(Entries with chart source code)
————————

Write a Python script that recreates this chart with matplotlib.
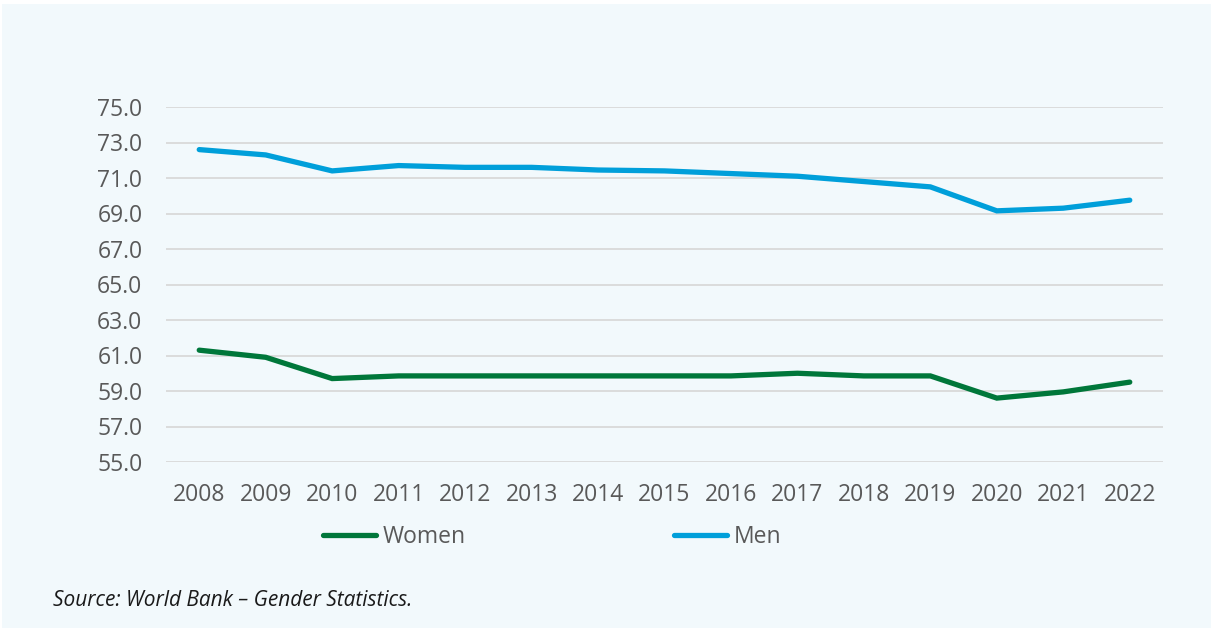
import matplotlib.pyplot as plt
from matplotlib.patches import Rectangle

# Data
years = [2008, 2009, 2010, 2011, 2012, 2013, 2014, 2015,
         2016, 2017, 2018, 2019, 2020, 2021, 2022]
women = [61.3, 60.9, 59.7, 59.85, 59.85, 59.85, 59.85, 59.85,
         59.85, 60.0, 59.85, 59.85, 58.6, 58.95, 59.5]
men = [72.6, 72.3, 71.4, 71.7, 71.6, 71.6, 71.45, 71.4,
       71.25, 71.1, 70.8, 70.5, 69.15, 69.3, 69.75]
y_ticks = [55, 57, 59, 61, 63, 65, 67, 69, 71, 73, 75]

plt.rcParams['font.family'] = ['Open Sans', 'DejaVu Sans']

bg = '#F2F9FC'
text_col = '#595959'

fig = plt.figure(figsize=(12.12, 6.28), dpi=100)
fig.patch.set_facecolor('white')
fig.patches.append(Rectangle((2 / 1212, 0), 1 - 3 / 1212, 1 - 4 / 628,
                             transform=fig.transFigure, facecolor=bg,
                             edgecolor='none', zorder=-10))

ax = fig.add_axes([166 / 1212, 1 - 462 / 628, 997 / 1212, 355 / 628])
ax.set_facecolor(bg)
ax.patch.set_alpha(0)

ax.plot(years, women, color='#00773A', lw=3.8, solid_capstyle='round',
        solid_joinstyle='miter', label='Women', zorder=3)
ax.plot(years, men, color='#009FDA', lw=3.8, solid_capstyle='round',
        solid_joinstyle='miter', label='Men', zorder=3)

ax.set_xlim(2007.5, 2022.5)
ax.set_ylim(55, 75)
ax.set_yticks(y_ticks)
ax.set_yticklabels([f'{v:.1f}' for v in y_ticks])
ax.set_xticks(years)
ax.set_xticklabels([str(y) for y in years])
ax.grid(axis='y', color='#D9D9D9', lw=1.3, zorder=0)
ax.tick_params(length=0, labelsize=16.5, colors=text_col)
ax.tick_params(axis='y', pad=17)
ax.tick_params(axis='x', pad=15)
for s in ax.spines.values():
    s.set_visible(False)

fig.legend(loc='center left', bbox_to_anchor=(323 / 1212, 1 - 537 / 628),
           ncol=2, frameon=False, fontsize=16.5, handlelength=2.3,
           handletextpad=0.3, columnspacing=9.1, borderpad=0,
           borderaxespad=0, labelcolor=text_col)

fig.text(53 / 1212, 1 - 601 / 628, 'Source: World Bank \u2013 Gender Statistics.',
         fontsize=15, style='italic', color='#1a1a1a', va='center', ha='left')

fig.savefig('out.png', dpi=100, facecolor=fig.get_facecolor())
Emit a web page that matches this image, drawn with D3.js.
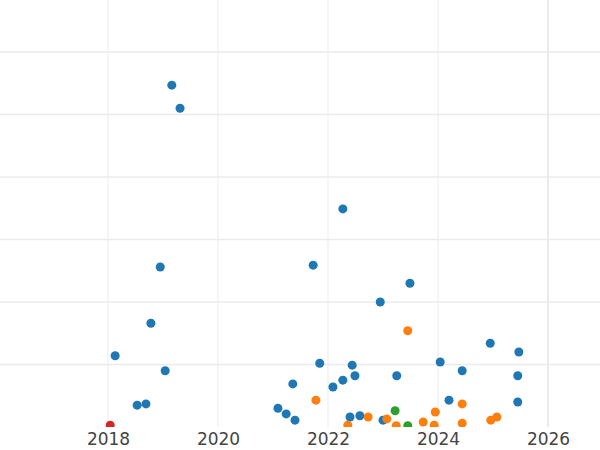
<!DOCTYPE html><html><head><meta charset="utf-8"><script src="https://cdn.jsdelivr.net/npm/d3@7"></script>
<style>body{margin:0;background:#fff}</style></head><body><svg id="c" width="600" height="450"></svg>
<script>
const xTicks=[2018,2020,2022,2024,2026];
const yGrid=[1,2,3,4,5,6];
const blue=[[2019.16,5.47],[2019.31,5.10],[2022.27,3.49],[2018.95,2.56],[2021.73,2.59],[2023.49,2.30],[2022.95,2.00],[2018.78,1.66],[2018.13,1.14],[2019.04,0.90],[2018.53,0.35],[2018.69,0.37],[2024.95,1.34],[2025.47,1.20],[2021.85,1.02],[2022.44,0.99],[2024.04,1.04],[2022.27,0.75],[2022.49,0.82],[2023.25,0.82],[2024.44,0.90],[2025.45,0.82],[2021.36,0.69],[2022.09,0.64],[2024.2,0.43],[2025.45,0.40],[2021.09,0.30],[2021.24,0.21],[2021.4,0.11],[2022.4,0.16],[2022.58,0.18],[2023.0,0.11]];
const orange=[[2023.45,1.54],[2021.78,0.43],[2022.73,0.16],[2023.07,0.13],[2022.36,0.03],[2023.24,0.02],[2023.73,0.08],[2023.95,0.24],[2023.93,0.03],[2024.44,0.37],[2024.44,0.06],[2024.96,0.11],[2025.07,0.16]];
const green=[[2023.22,0.26],[2023.45,0.02]];
const red=[[2018.04,0.03]];
const series=[[blue,"#1f77b4"],[orange,"#ff7f0e"],[green,"#2ca02c"],[red,"#d62728"]];
const svg=d3.select("#c");
const x=d3.scaleLinear().domain([2018-108/55,2018+492/55]).range([0,600]);
const y=d3.scaleLinear().domain([0,6.832]).range([427,0]);
svg.append("defs").append("clipPath").attr("id","cp").append("rect").attr("x",0).attr("y",0).attr("width",600).attr("height",427);
const g=svg.append("g");
g.selectAll(".vg").data(xTicks).join("line").attr("x1",d=>x(d)).attr("x2",d=>x(d)).attr("y1",0).attr("y2",427).attr("stroke","#ebebeb").attr("stroke-width",d=>d===2026?2:1);
g.selectAll(".hg").data(yGrid).join("line").attr("x1",0).attr("x2",600).attr("y1",d=>y(d)).attr("y2",d=>y(d)).attr("stroke","#ebebeb").attr("stroke-width",1.5);
const pts=svg.append("g").attr("clip-path","url(#cp)");
series.forEach(([d,c])=>pts.selectAll(null).data(d).join("circle").attr("cx",p=>x(p[0])).attr("cy",p=>y(p[1])).attr("r",4.5).attr("fill",c));
const ax=svg.append("g").attr("transform","translate(0,427)").call(d3.axisBottom(x).tickValues(xTicks).tickFormat(d3.format("d")).tickSize(0).tickPadding(6));
ax.select(".domain").remove();
ax.selectAll("text").attr("font-family","DejaVu Sans").attr("font-size",17).attr("fill","#444");
</script></body></html>
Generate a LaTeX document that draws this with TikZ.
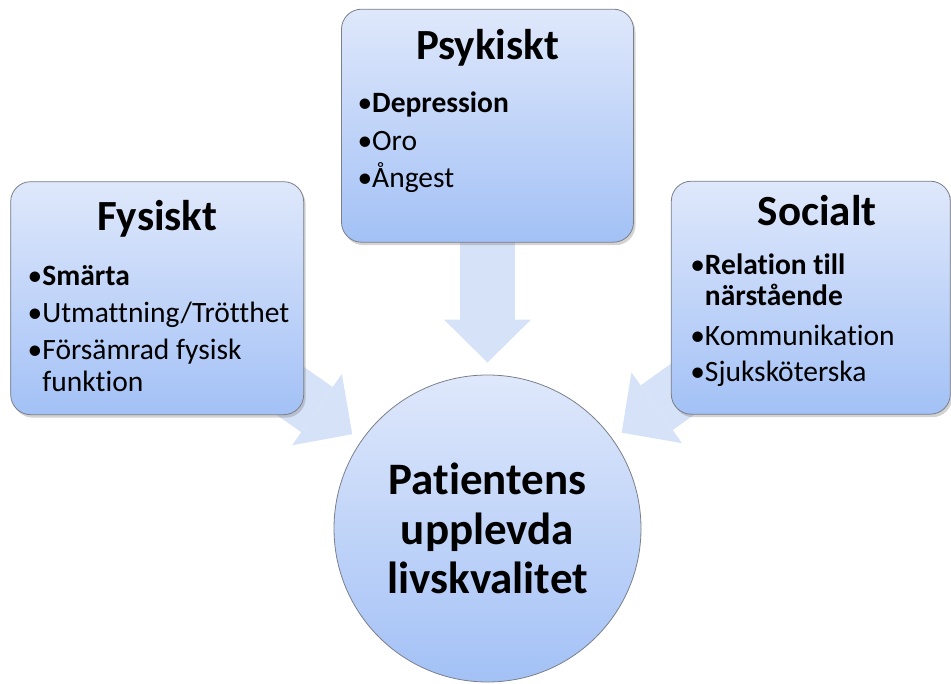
\documentclass[tikz,border=0pt]{standalone}
\usepackage{fontspec}
\setmainfont[Ligatures=NoCommon]{Carlito}
\usetikzlibrary{positioning,arrows.meta,shadows,backgrounds}
\definecolor{boxtop}{HTML}{DFE8FB}
\definecolor{boxbot}{HTML}{A3C1F6}
\definecolor{arrowfill}{HTML}{D6E2F8}
\definecolor{edgegray}{HTML}{7A7F88}
\begin{document}
\begin{tikzpicture}[thick,node distance=37pt,box node/.style={rectangle,rounded corners=20pt,draw=edgegray,top color=boxtop,bottom color=boxbot,minimum height=233pt,inner sep=0pt,drop shadow={shadow xshift=2pt,shadow yshift=-3pt,opacity=0.35}},main node/.style={circle,draw=edgegray,top color=boxtop,bottom color=boxbot,minimum size=307pt,inner sep=0pt,align=center,font=\fontsize{45}{49.5}\selectfont\bfseries},head node/.style={anchor=base,inner sep=0pt,font=\fontsize{43}{48}\selectfont\bfseries},list node/.style={anchor=base west,inner sep=0pt,align=left,font=\fontsize{29.5}{32}\selectfont},fat arrow/.style={draw=arrowfill,line width=55pt,-{Triangle[width=87pt,length=43pt,line width=0pt]}}]
\useasboundingbox (0,0) rectangle (951pt,-684pt);
\node[main node] (4) at (487.5pt,-528.5pt) {Patientens\\upplevda\\livskvalitet};
\node[box node,minimum width=292pt] (2) [above=132pt of 4] {};
\node[box node,minimum width=293pt] (1) [left=of 2,yshift=-172.5pt] {};
\node[box node,minimum width=279pt] (3) [right=of 2,yshift=-172pt] {};
\node[head node] (1a) at ([yshift=-49pt]1.north) {Fysiskt};
\node[list node] (1b) at ([xshift=17pt,yshift=-210pt]1.north west) {•\textbf{Smärta}\\[5pt]•Utmattning/Trötthet\\[5pt]•Försämrad fysisk\\\phantom{•}funktion};
\node[head node] (2a) at ([yshift=-51pt]2.north) {Psykiskt};
\node[list node] (2b) at ([xshift=16pt,yshift=-179pt]2.north west) {•\textbf{Depression}\\[6pt]•Oro\\[5pt]•Ångest};
\node[head node] (3a) at ([xshift=6.5pt,yshift=-45pt]3.north) {Socialt};
\node[list node] (3b) at ([xshift=19pt,yshift=-201pt]3.north west) {•\textbf{Relation till}\\[-1pt]\phantom{•}\textbf{närstående}\\[8pt]•Kommunikation\\[4pt]•Sjuksköterska};
\begin{scope}[on background layer]
\draw[fat arrow,shorten >=11pt] (1.center) -- (4);
\draw[fat arrow,shorten >=12pt] (2.center) -- (4);
\draw[fat arrow,shorten >=11pt] (3.center) -- (4);
\end{scope}
\end{tikzpicture}
\end{document}
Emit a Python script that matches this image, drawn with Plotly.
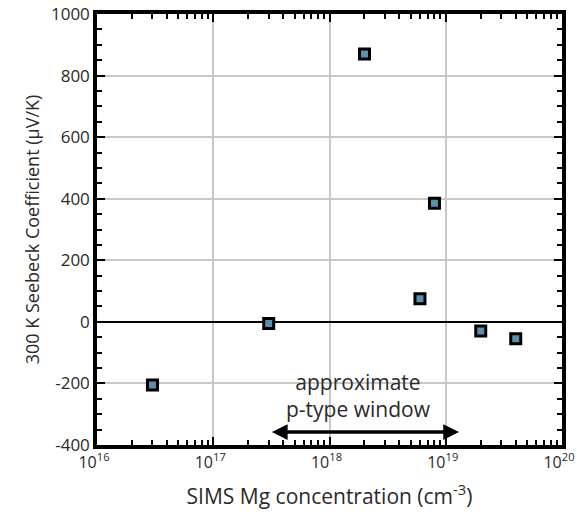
import math
import plotly.graph_objects as go

# Data
mg_conc = [3e16, 3e17, 2e18, 6e18, 8e18, 2e19, 4e19]
seebeck = [-205, -5, 870, 75, 385, -30, -55]

x_tick_vals = [1e16, 1e17, 1e18, 1e19, 1e20]
x_tick_text = ["10<sup>16</sup>", "10<sup>17</sup>", "10<sup>18</sup>", "10<sup>19</sup>", "10<sup>20</sup>"]
y_tick_vals = [-400, -200, 0, 200, 400, 600, 800, 1000]
y_tick_text = ["-400", "-200", "0", "200", "400", "600", "800", "1000"]

window_range = [3.1e17, 1.3e19]
window_y = -358
window_label = "approximate<br>p-type window"

FONT = "Open Sans"
TXT = "#2a2a2a"

x_minor = [float(m) * 10.0 ** d for d in range(16, 20) for m in range(2, 10)]

fig = go.Figure()
fig.add_trace(go.Scatter(
    x=mg_conc, y=seebeck, mode="markers",
    marker=dict(symbol="square", size=10, color="#5b8fb0",
                line=dict(color="black", width=3)),
    showlegend=False, hoverinfo="skip",
))
# invisible twin trace so the mirrored top/right axes are drawn
fig.add_trace(go.Scatter(
    x=mg_conc, y=seebeck, mode="markers", xaxis="x2", yaxis="y2",
    marker=dict(opacity=0), showlegend=False, hoverinfo="skip",
))

lo, hi = math.log10(window_range[0]), math.log10(window_range[1])
fig.add_annotation(
    x=hi, y=window_y, ax=lo, ay=window_y, xref="x", yref="y", axref="x", ayref="y",
    text="", showarrow=True, arrowhead=2, arrowside="end+start", arrowwidth=3.5,
    arrowsize=0.9, arrowcolor="black",
)
fig.add_annotation(
    x=(lo + hi) / 2 - 0.05, y=window_y + 22, xref="x", yref="y", text=window_label,
    showarrow=False, yanchor="bottom", font=dict(family=FONT, size=21, color=TXT),
)

tick_common = dict(ticks="inside", ticklen=8, tickwidth=2, tickcolor="black",
                   automargin=False)
minor_common = dict(ticks="inside", ticklen=5, tickwidth=1.5, tickcolor="black",
                    showgrid=False)

fig.update_layout(
    width=577, height=515,
    margin=dict(l=97, r=15, t=14, b=70),
    plot_bgcolor="white", paper_bgcolor="white",
    font=dict(family=FONT),
    xaxis=dict(
        type="log", range=[16, 20], tickvals=x_tick_vals, ticktext=x_tick_text,
        showline=True, linecolor="black", linewidth=3.5,
        showgrid=True, gridcolor="#c8c8c8", gridwidth=1.5, zeroline=False,
        tickfont=dict(family=FONT, size=16, color=TXT), ticklabeloverflow="allow",
        ticklabelshift=-3,
        title=dict(text="SIMS Mg concentration (cm<sup>-3</sup>)",
                   font=dict(family=FONT, size=21, color=TXT), standoff=18),
        minor=dict(tickvals=x_minor, **minor_common), **tick_common,
    ),
    xaxis2=dict(
        type="log", range=[16, 20], tickvals=x_tick_vals, overlaying="x", side="top",
        showticklabels=False, showline=True, linecolor="black", linewidth=3.5,
        showgrid=False, zeroline=False,
        minor=dict(tickvals=x_minor, **minor_common), **tick_common,
    ),
    yaxis=dict(
        range=[-400, 1000], tickvals=y_tick_vals, ticktext=y_tick_text,
        showline=True, linecolor="black", linewidth=3.5,
        showgrid=True, gridcolor="#c8c8c8", gridwidth=1.5,
        zeroline=True, zerolinecolor="black", zerolinewidth=1.5,
        tickfont=dict(family=FONT, size=17, color=TXT), ticklabeloverflow="allow",
        title=dict(text="300 K Seebeck Coefficient (μV/K)",
                   font=dict(family=FONT, size=18, color=TXT), standoff=8),
        minor=dict(dtick=50, **minor_common), **tick_common,
    ),
    yaxis2=dict(
        range=[-400, 1000], tickvals=y_tick_vals, overlaying="y", side="right",
        showticklabels=False, showline=True, linecolor="black", linewidth=3.5,
        showgrid=False, zeroline=False,
        minor=dict(dtick=50, **minor_common), **tick_common,
    ),
)

fig.write_html("out.html")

————————

*WORK INSTRUCTIONS*
Return only the lines running from the start of the entries above to the line that contains "text_col = '#595959'", inclusive, and omit every picture.

*SOLUTION TO THIS TASK*
Write a Python script that recreates this chart with matplotlib.
import matplotlib.pyplot as plt
from matplotlib.patches import Rectangle

# Data
years = [2008, 2009, 2010, 2011, 2012, 2013, 2014, 2015,
         2016, 2017, 2018, 2019, 2020, 2021, 2022]
women = [61.3, 60.9, 59.7, 59.85, 59.85, 59.85, 59.85, 59.85,
         59.85, 60.0, 59.85, 59.85, 58.6, 58.95, 59.5]
men = [72.6, 72.3, 71.4, 71.7, 71.6, 71.6, 71.45, 71.4,
       71.25, 71.1, 70.8, 70.5, 69.15, 69.3, 69.75]
y_ticks = [55, 57, 59, 61, 63, 65, 67, 69, 71, 73, 75]

plt.rcParams['font.family'] = ['Open Sans', 'DejaVu Sans']

bg = '#F2F9FC'
text_col = '#595959'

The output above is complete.